Swiss politician (born 1961)

Anna Giacometti (born 8 September 1961) is a Swiss politician and former foreign service officer. She currently serves as a member of the National Council for The Liberals since 2019. She previously served as the first mayor of Bregaglia from 2010 to 2020, who gained national attention after the Bondo landslide, where she was responsible for the first aid and evacuation of its citizens.
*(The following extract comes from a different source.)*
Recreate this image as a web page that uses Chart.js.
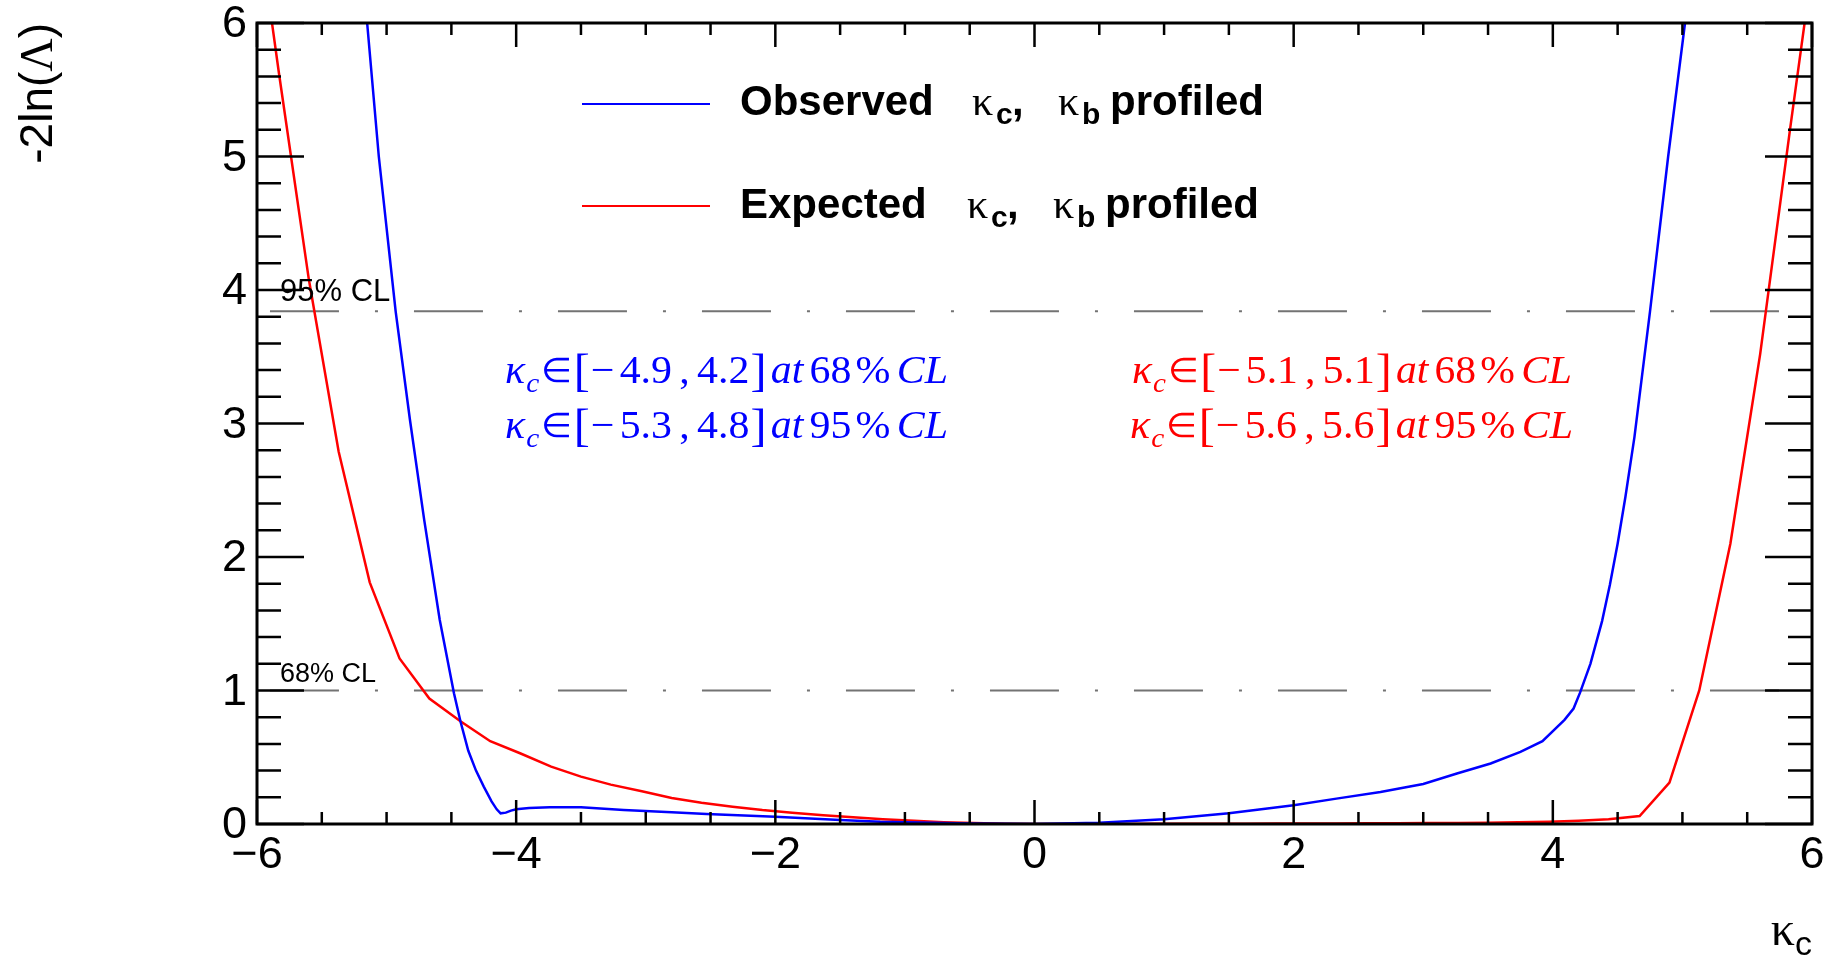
<!DOCTYPE html>
<html>
<head>
<meta charset="utf-8">
<script src="https://cdn.jsdelivr.net/npm/chart.js@4.4.1/dist/chart.umd.min.js"></script>
<style>
html,body{margin:0;padding:0;background:#fff;}
#wrap{width:1835px;height:959px;position:relative;}
</style>
</head>
<body>
<div id="wrap"><canvas id="c" width="1835" height="959"></canvas></div>
<script>
// ---------------- data ----------------
const obsK   = [-5.20,-5.15,-5.06,-4.93,-4.82,-4.71,-4.59,-4.48,-4.43,-4.37,-4.31,-4.25,-4.19,-4.15,-4.12,-4.08,-4.04,-4.00,-3.90,-3.74,-3.50,-3.17,-2.80,-2.53,-2.00,-1.50,-1.19,-0.50,0.00,0.50,1.00,1.50,2.00,2.33,2.67,3.00,3.26,3.52,3.75,3.92,4.09,4.16,4.21,4.29,4.38,4.44,4.50,4.56,4.63,4.75,4.89,5.02,5.08];
const obsNll = [6.5,6.0,5.0,3.84,3.03,2.28,1.53,0.98,0.77,0.55,0.40,0.28,0.17,0.11,0.08,0.085,0.10,0.11,0.12,0.125,0.125,0.105,0.088,0.075,0.055,0.03,0.017,0.004,0.0,0.01,0.035,0.08,0.14,0.19,0.24,0.30,0.378,0.453,0.54,0.62,0.78,0.865,0.984,1.2,1.52,1.79,2.1,2.45,2.9,3.84,5.0,6.0,6.5];

const expK   = [-6.07,-5.83,-5.60,-5.37,-5.13,-4.90,-4.67,-4.43,-4.20,-3.97,-3.73,-3.50,-3.27,-3.03,-2.80,-2.57,-2.33,-2.10,-1.87,-1.63,-1.40,-1.17,-0.93,-0.70,-0.47,-0.23,0.00,0.23,0.47,0.70,0.93,1.17,1.40,1.63,1.87,2.10,2.33,2.57,2.80,3.03,3.27,3.50,3.73,3.97,4.20,4.43,4.67,4.90,5.13,5.37,5.60,5.83,6.07];
const expNll = [7.3,5.62,4.08,2.79,1.81,1.24,0.94,0.77,0.62,0.53,0.43,0.355,0.295,0.245,0.195,0.16,0.13,0.105,0.085,0.066,0.05,0.036,0.024,0.014,0.007,0.002,0.0,0.0,0.0,0.0005,0.001,0.001,0.002,0.002,0.003,0.003,0.004,0.005,0.006,0.007,0.008,0.01,0.013,0.017,0.024,0.035,0.06,0.31,1.0,2.1,3.52,5.2,6.9];

const xTickValues = [-6,-4,-2,0,2,4,6];
const yTickValues = [0,1,2,3,4,5,6];
const clLevels = [1, 3.84];
const clLabels = ['68% CL', '95% CL'];
const clLineRange = [-5.9, 5.9];
const seriesNames = ['Observed', 'Expected'];
const obsInt68 = [-4.9, 4.2];
const obsInt95 = [-5.3, 4.8];
const expInt68 = [-5.1, 5.1];
const expInt95 = [-5.6, 5.6];

// ---------------- styling ----------------
const SANS = '"Liberation Sans", Arial, Helvetica, sans-serif';
const SERIF = '"Liberation Serif", "Times New Roman", serif';
const BLUE = '#0000ff', RED = '#ff0000', GREY = '#737373';
const AREA = {left: 257, top: 23, right: 1812, bottom: 824};
const fmt = v => (v < 0 ? '\u2212' + Math.abs(v) : String(v));

function drawRuns(ctx, x, y, runs, targetWidth) {
  let w = 0;
  const pos = [];
  for (const r of runs) {
    ctx.font = r.f;
    w += (r.dx || 0);
    pos.push(w);
    w += ctx.measureText(r.t).width;
  }
  const s = targetWidth ? targetWidth / w : 1;
  ctx.save();
  ctx.translate(x, y);
  ctx.scale(s, 1);
  runs.forEach((r, i) => {
    ctx.font = r.f;
    ctx.fillText(r.t, pos[i], r.dy || 0);
  });
  ctx.restore();
  return w * s;
}

const framePlugin = {
  id: 'frame',
  afterDatasetsDraw(chart) {
    const {ctx, chartArea: a, scales: {x, y}} = chart;
    ctx.save();
    ctx.strokeStyle = '#000';
    ctx.lineWidth = 2.5;
    ctx.beginPath();
    for (let i = 0; i <= 24; i++) {
      const v = -6 + i * 0.5;
      const px = x.getPixelForValue(v);
      const L = (i % 4 === 0) ? 24 : 12;
      ctx.moveTo(px, a.bottom); ctx.lineTo(px, a.bottom - L);
      ctx.moveTo(px, a.top); ctx.lineTo(px, a.top + L);
    }
    for (let i = 0; i <= 30; i++) {
      const v = i * 0.2;
      const py = y.getPixelForValue(v);
      const L = (i % 5 === 0) ? 47 : 24;
      ctx.moveTo(a.left, py); ctx.lineTo(a.left + L, py);
      ctx.moveTo(a.right, py); ctx.lineTo(a.right - L, py);
    }
    ctx.stroke();
    ctx.lineWidth = 3;
    ctx.strokeRect(a.left, a.top, a.right - a.left, a.bottom - a.top);
    ctx.restore();
  },
  afterDraw(chart) {
    const {ctx, chartArea: a, scales: {x, y}} = chart;
    ctx.save();
    ctx.textBaseline = 'alphabetic';
    ctx.textAlign = 'left';

    // CL labels
    ctx.fillStyle = '#000';
    ctx.font = '31px ' + SANS;
    ctx.fillText(clLabels[1], 280, y.getPixelForValue(clLevels[1]) - 10);
    ctx.font = '27px ' + SANS;
    ctx.fillText(clLabels[0], 280, y.getPixelForValue(clLevels[0]) - 9);

    // Legend
    const legY = [104, 206];
    const legBase = [115, 218];
    const legCol = [BLUE, RED];
    for (let i = 0; i < 2; i++) {
      ctx.strokeStyle = legCol[i];
      ctx.lineWidth = 2;
      ctx.beginPath(); ctx.moveTo(582, legY[i]); ctx.lineTo(710, legY[i]); ctx.stroke();
      ctx.fillStyle = '#000';
      const B = legBase[i];
      const shift = i === 0 ? 0 : -5;
      ctx.font = 'bold 42px ' + SANS; ctx.fillText(seriesNames[i], 740, B);
      ctx.font = '42px ' + SERIF;   ctx.fillText('\u03ba', 972 + shift, B);
      ctx.font = 'bold 30px ' + SANS; ctx.fillText('c', 996 + shift, B + 9);
      ctx.font = 'bold 42px ' + SANS; ctx.fillText(',', 1012 + shift, B);
      ctx.font = '42px ' + SERIF;   ctx.fillText('\u03ba', 1058 + shift, B);
      ctx.font = 'bold 30px ' + SANS; ctx.fillText('b', 1082 + shift, B + 9);
      ctx.font = 'bold 42px ' + SANS; ctx.fillText('profiled', 1110 + shift, B);
    }

    // Interval texts
    const ivRuns = (lo, hi, cl) => [
      {t: '\u03ba', f: 'italic 40px ' + SERIF},
      {t: 'c', f: 'italic 28px ' + SERIF, dy: 9, dx: 1},
      {t: '\u2208', f: '34px ' + SERIF, dx: 2, dy: -1},
      {t: '[', f: '46px ' + SERIF, dx: 1, dy: 3},
      {t: '\u2212', f: '40px ' + SERIF, dx: 1},
      {t: Math.abs(lo).toFixed(1), f: '40px ' + SERIF, dx: 5},
      {t: ',', f: '40px ' + SERIF, dx: 7},
      {t: hi.toFixed(1), f: '40px ' + SERIF, dx: 7},
      {t: ']', f: '46px ' + SERIF, dx: 1, dy: 3},
      {t: 'at', f: 'italic 40px ' + SERIF, dx: 4},
      {t: cl, f: '40px ' + SERIF, dx: 6},
      {t: '%', f: '40px ' + SERIF, dx: 4},
      {t: 'CL', f: 'italic 40px ' + SERIF, dx: 6}
    ];
    ctx.fillStyle = BLUE;
    drawRuns(ctx, 505, 383, ivRuns(obsInt68[0], obsInt68[1], '68'), 443);
    drawRuns(ctx, 505, 438, ivRuns(obsInt95[0], obsInt95[1], '95'), 443);
    ctx.fillStyle = RED;
    drawRuns(ctx, 1132, 383, ivRuns(expInt68[0], expInt68[1], '68'), 440);
    drawRuns(ctx, 1130, 438, ivRuns(expInt95[0], expInt95[1], '95'), 443);

    // X axis title (right aligned)
    ctx.fillStyle = '#000';
    ctx.font = '34px ' + SANS;
    const cw = ctx.measureText('c').width;
    ctx.fillText('c', a.right - cw, 955);
    ctx.font = '48px ' + SERIF;
    const kw = ctx.measureText('\u03ba').width;
    ctx.fillText('\u03ba', a.right - cw - kw, 945);

    // Y axis title (rotated, right aligned at top)
    ctx.save();
    ctx.translate(52, a.top);
    ctx.rotate(-Math.PI / 2);
    const yr = [
      {t: '-2ln(', f: '46px ' + SANS},
      {t: '\u039b', f: '46px ' + SERIF},
      {t: ')', f: '46px ' + SANS}
    ];
    let tw = 0;
    for (const r of yr) { ctx.font = r.f; tw += ctx.measureText(r.t).width; }
    drawRuns(ctx, -tw, 0, yr);
    ctx.restore();

    ctx.restore();
  }
};

const toPts = (xs, ys) => xs.map((v, i) => ({x: v, y: ys[i]}));

const datasets = [
  {label: seriesNames[0], data: toPts(obsK, obsNll), showLine: true, borderColor: BLUE, borderWidth: 2.5, pointRadius: 0, tension: 0, fill: false},
  {label: seriesNames[1], data: toPts(expK, expNll), showLine: true, borderColor: RED, borderWidth: 2.5, pointRadius: 0, tension: 0, fill: false}
];
clLevels.forEach(v => datasets.push({
  label: '', data: clLineRange.map(k => ({x: k, y: v})), showLine: true,
  borderColor: GREY, borderWidth: 2, borderDash: [69, 36, 3, 36], pointRadius: 0, fill: false
}));

const chart = new Chart(document.getElementById('c'), {
  type: 'scatter',
  data: {datasets},
  options: {
    responsive: false,
    animation: false,
    devicePixelRatio: 1,
    layout: {padding: {top: AREA.top, right: 1835 - AREA.right, left: 0, bottom: 0}},
    plugins: {legend: {display: false}, tooltip: {enabled: false}},
    scales: {
      x: {
        type: 'linear', min: -6, max: 6,
        grid: {display: false, drawTicks: false},
        border: {display: false},
        afterFit(s) { s.height = 959 - AREA.bottom; s.paddingLeft = 0; s.paddingRight = 0; },
        afterBuildTicks(s) { s.ticks = xTickValues.map(v => ({value: v})); },
        ticks: {font: {family: SANS, size: 45, lineHeight: 1}, color: '#000', padding: 9, maxRotation: 0, autoSkip: false, callback: v => fmt(v)}
      },
      y: {
        type: 'linear', min: 0, max: 6,
        grid: {display: false, drawTicks: false},
        border: {display: false},
        afterFit(s) { s.width = AREA.left; s.paddingTop = 0; s.paddingBottom = 0; },
        afterBuildTicks(s) { s.ticks = yTickValues.map(v => ({value: v})); },
        ticks: {font: {family: SANS, size: 45, lineHeight: 1}, color: '#000', padding: 10, labelOffset: 2, autoSkip: false, callback: v => fmt(v)}
      }
    }
  },
  plugins: [framePlugin]
});

// make the plot frame land exactly where the reference frame is
for (let it = 0; it < 3; it++) {
  const a = chart.chartArea, p = chart.options.layout.padding;
  const dt = AREA.top - a.top, db = a.bottom - AREA.bottom, dr = a.right - AREA.right, dl = AREA.left - a.left;
  if (Math.abs(dt) < 0.5 && Math.abs(db) < 0.5 && Math.abs(dr) < 0.5 && Math.abs(dl) < 0.5) break;
  p.top += dt; p.bottom += db; p.right += dr; p.left += dl;
  chart.update();
}
</script>
</body>
</html>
== Early life and education ==
Giacometti was born on 8 September 1961 in Samedan, Switzerland. Her parents were from Val Bregaglia (Bergell) but primarily lived in Zurich before moving back to Grisons. Giacometti was primarily raised in Castasegna. She is a distant relative of Alberto Giacometti and Augusto Giacometti. Alberto was a maternal first cousin of her grandmother, and Augusto was a paternal cousin of her grandfather. She left her hometown in 1976, where she completed the Handelsschule at Lyceum Alpinum Zuoz. Subsequently, Giacometti spent one year in England, learning the language.

== Career ==
In 1981, Giacometti entered the Federal Department of Foreign Affairs, where, at the time, young people were hired and trained to work in Swiss embassies and consulates abroad. She completed the trainee program in Bern, and then was deployed to the Swiss Embassy in Lisbon, Portugal, becoming a foreign service officer. Later she worked for the Swiss Consulate General in Milan, Italy before returning to her home region Grisons, Switzerland.

Giacometti operated a small farm on her homestead for a mere seventeen years. Since 1 January 2010 she was the first president/mayor of the newly established town of Bregaglia, which merged from the former municipalities Bondo, Castasegna, Soglio, Stampa and Vicosoprano.

== Politics ==
Between 2010 and 2020, Giacometti served as president/mayor of the municipal council of the newly established municipality of Bregaglia. In the 2019 Swiss federal election, she was elected into National Council (Switzerland) for The Liberals. She assumed office on 2 December 2019. Giacometti also serves in the capacity of speaker for the Finance Commission.